[START Information provided]

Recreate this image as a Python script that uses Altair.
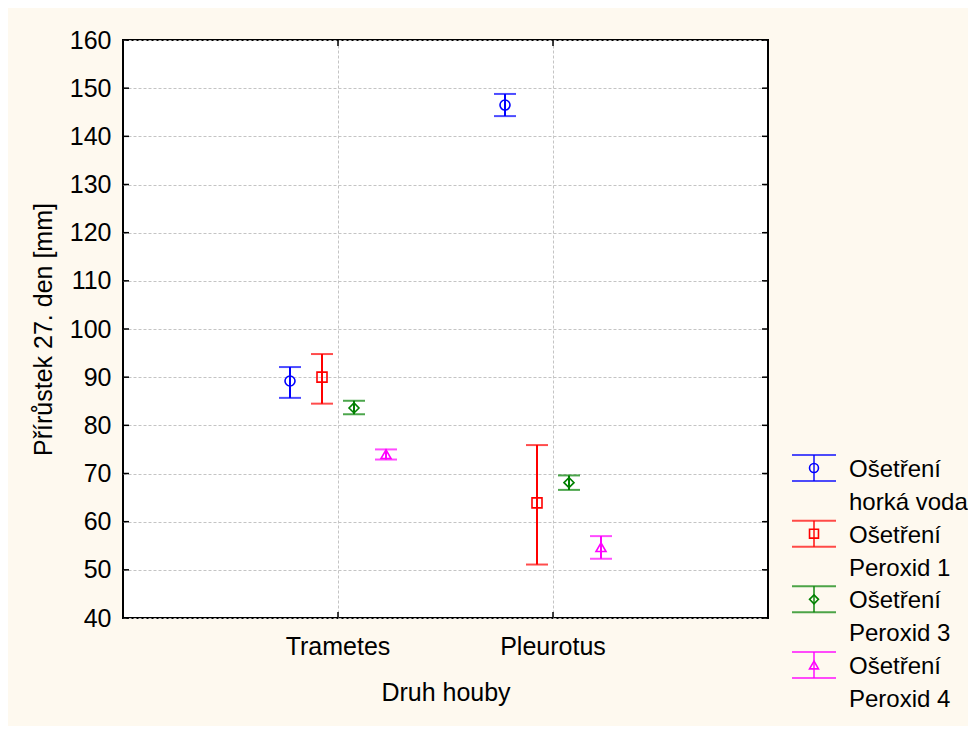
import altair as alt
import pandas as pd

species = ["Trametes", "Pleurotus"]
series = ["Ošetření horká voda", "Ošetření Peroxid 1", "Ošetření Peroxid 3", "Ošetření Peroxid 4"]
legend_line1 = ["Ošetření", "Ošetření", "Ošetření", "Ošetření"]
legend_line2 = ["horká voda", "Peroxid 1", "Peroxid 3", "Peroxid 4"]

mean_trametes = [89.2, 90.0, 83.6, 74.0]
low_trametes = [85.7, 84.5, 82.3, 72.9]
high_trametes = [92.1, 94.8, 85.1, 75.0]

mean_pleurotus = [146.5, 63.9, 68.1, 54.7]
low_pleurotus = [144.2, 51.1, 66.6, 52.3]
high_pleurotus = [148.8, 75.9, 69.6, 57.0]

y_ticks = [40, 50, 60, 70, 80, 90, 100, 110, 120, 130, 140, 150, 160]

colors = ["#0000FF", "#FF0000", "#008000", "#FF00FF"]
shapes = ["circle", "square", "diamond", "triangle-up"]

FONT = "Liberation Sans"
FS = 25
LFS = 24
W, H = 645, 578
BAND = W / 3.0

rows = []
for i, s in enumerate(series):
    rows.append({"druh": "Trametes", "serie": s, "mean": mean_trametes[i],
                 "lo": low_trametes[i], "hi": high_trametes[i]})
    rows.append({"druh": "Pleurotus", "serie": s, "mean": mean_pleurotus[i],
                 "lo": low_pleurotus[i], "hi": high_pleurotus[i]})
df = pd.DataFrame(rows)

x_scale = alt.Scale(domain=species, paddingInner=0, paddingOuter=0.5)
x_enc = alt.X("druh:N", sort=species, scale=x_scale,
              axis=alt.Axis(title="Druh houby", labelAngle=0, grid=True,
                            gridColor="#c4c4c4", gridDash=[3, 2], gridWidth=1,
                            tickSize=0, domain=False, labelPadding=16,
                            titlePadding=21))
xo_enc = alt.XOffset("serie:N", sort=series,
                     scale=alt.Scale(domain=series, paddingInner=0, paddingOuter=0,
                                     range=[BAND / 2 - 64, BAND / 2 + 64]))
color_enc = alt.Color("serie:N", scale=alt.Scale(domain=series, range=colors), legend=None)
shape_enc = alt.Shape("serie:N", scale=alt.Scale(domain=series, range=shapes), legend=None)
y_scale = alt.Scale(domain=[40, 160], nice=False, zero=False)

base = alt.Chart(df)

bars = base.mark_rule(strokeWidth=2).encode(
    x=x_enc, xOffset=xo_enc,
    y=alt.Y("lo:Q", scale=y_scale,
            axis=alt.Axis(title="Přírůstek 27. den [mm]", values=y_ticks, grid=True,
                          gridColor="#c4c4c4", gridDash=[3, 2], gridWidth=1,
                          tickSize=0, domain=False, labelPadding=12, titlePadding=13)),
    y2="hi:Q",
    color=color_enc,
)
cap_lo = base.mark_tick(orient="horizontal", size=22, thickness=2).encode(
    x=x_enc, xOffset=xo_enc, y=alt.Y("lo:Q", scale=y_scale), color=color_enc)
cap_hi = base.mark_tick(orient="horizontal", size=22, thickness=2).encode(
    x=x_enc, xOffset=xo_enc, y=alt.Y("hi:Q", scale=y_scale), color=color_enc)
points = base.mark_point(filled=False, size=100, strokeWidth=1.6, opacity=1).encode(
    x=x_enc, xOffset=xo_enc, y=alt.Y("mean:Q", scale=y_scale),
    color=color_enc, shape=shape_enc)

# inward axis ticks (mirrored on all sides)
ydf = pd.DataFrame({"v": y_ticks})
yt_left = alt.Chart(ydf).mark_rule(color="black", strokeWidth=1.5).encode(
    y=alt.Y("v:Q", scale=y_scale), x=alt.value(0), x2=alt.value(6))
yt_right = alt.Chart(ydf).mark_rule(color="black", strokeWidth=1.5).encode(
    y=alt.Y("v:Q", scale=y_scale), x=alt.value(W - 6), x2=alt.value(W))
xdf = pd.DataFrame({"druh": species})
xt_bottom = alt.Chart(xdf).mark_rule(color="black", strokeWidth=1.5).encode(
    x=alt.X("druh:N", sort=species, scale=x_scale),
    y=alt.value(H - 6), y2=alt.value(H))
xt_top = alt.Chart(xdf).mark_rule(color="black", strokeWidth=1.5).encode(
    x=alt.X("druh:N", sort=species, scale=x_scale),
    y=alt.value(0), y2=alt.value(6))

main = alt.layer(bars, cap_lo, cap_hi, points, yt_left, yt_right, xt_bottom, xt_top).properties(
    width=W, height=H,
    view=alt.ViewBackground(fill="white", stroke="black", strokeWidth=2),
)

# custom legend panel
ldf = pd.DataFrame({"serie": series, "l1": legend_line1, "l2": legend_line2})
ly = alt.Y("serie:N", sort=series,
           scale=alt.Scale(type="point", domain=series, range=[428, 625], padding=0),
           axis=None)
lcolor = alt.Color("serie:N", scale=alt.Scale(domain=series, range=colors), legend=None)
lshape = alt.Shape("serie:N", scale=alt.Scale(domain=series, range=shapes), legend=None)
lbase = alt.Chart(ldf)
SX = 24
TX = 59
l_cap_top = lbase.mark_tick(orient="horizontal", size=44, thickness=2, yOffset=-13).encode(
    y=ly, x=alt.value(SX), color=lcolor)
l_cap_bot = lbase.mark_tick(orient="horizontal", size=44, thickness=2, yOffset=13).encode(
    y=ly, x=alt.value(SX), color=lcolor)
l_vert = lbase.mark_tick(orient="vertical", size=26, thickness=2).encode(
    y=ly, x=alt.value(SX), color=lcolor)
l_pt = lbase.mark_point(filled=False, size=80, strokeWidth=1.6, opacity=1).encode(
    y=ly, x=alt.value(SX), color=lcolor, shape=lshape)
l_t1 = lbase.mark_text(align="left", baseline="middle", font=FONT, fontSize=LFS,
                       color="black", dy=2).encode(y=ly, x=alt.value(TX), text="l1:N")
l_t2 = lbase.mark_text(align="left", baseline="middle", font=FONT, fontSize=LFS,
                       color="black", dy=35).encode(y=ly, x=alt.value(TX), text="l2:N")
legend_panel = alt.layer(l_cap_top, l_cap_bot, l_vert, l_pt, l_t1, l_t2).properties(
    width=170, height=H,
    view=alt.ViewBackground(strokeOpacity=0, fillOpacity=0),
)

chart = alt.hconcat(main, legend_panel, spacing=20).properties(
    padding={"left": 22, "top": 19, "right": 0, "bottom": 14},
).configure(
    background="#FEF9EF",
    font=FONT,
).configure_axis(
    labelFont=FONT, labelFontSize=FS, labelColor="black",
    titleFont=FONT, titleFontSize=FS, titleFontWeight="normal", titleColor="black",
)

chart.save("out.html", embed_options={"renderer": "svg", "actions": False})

[END Information provided]

What you will do
Begin at the first line of the material and copy each line exactly through the one containing "import pandas as pd". Omit pictures.

Written solution
Recreate this image as a Python script that uses Altair.
import altair as alt
import pandas as pd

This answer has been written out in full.